Amelia Abreu

I'm a design researcher, writer and consultant living in Portland, Oregon. I've been writing on and about the internet since 1999, and working in the tech industry since 2007. My writing has appeared in publications such as the New Inquiry, Motherboard, Model View Culture and The Hairpin and featured by the BBC and Wired. As a User Experience Researcher and Designer, I've collaborated with teams at Mozilla, Nike, Intel, Microsoft and other technology-driven organizations, cultural and educational institutions, startups and nonprofits. 

My best work centers on collaboration, learning, and facilitation, and I'm fascinated by the ways that humans (and machines) think, learn, and teach each other. In 2016 I launched the UX Night School, offering fun, relevant professional development for grownups with jobs. 

From 2007 to 2013, I taught students at University of Washington, while working on a PhD in Information Science.  Prior to that, I was a faculty librarian at the University of Houston, and got a Master's in Information Studies at University of Texas-Austin (🤘) and a BA from the Evergreen State College (🌲).  

My work is at the intersection of people, business, and technology, and my approach is nimble, agile, and data-informed. While I specialize in qualitative and iterative methods, I often collaborate with data science and analytics teams. The goal is to answer not only the, "when" "what" and "how many" questions, but to understand the human context: the "why" questions. 

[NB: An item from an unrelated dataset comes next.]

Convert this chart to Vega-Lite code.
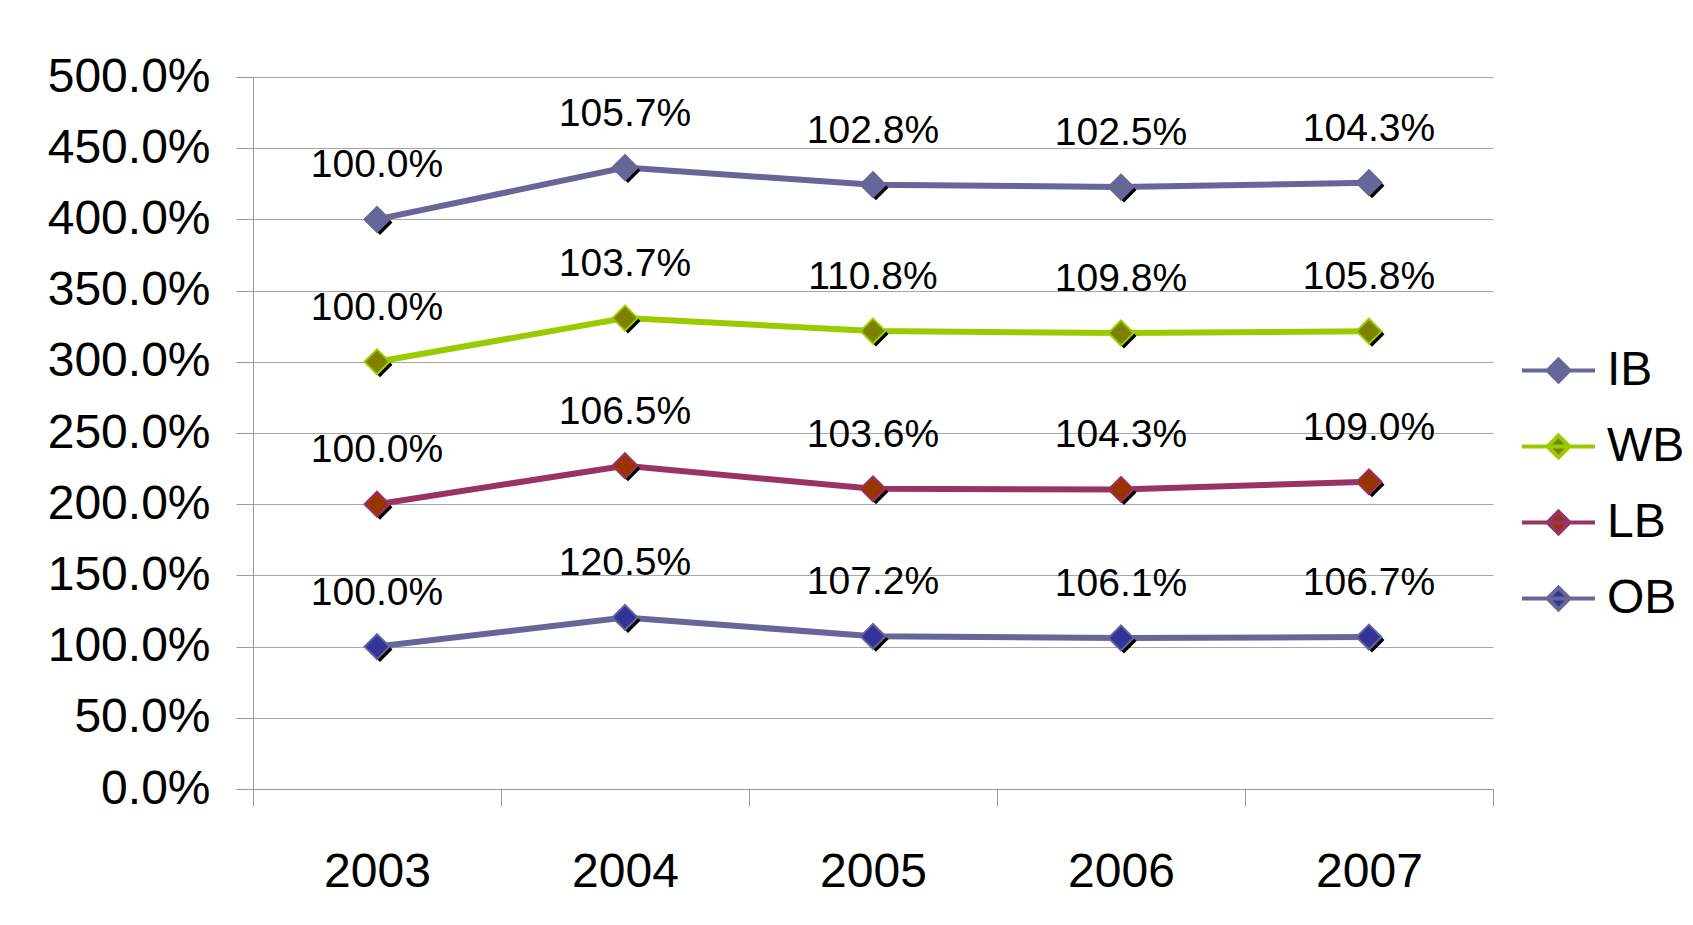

I'm a process person. For me, improving the user experience comes from empathy and engagement across the team. "User experience" isn't just wireframes or prototypes, but something shaped throughout the product lifecycle, the creative and engineering process. Connecting with users, collecting data in a thoughtful way, and generating actionable insights allows us not only to build better products, but to work together better.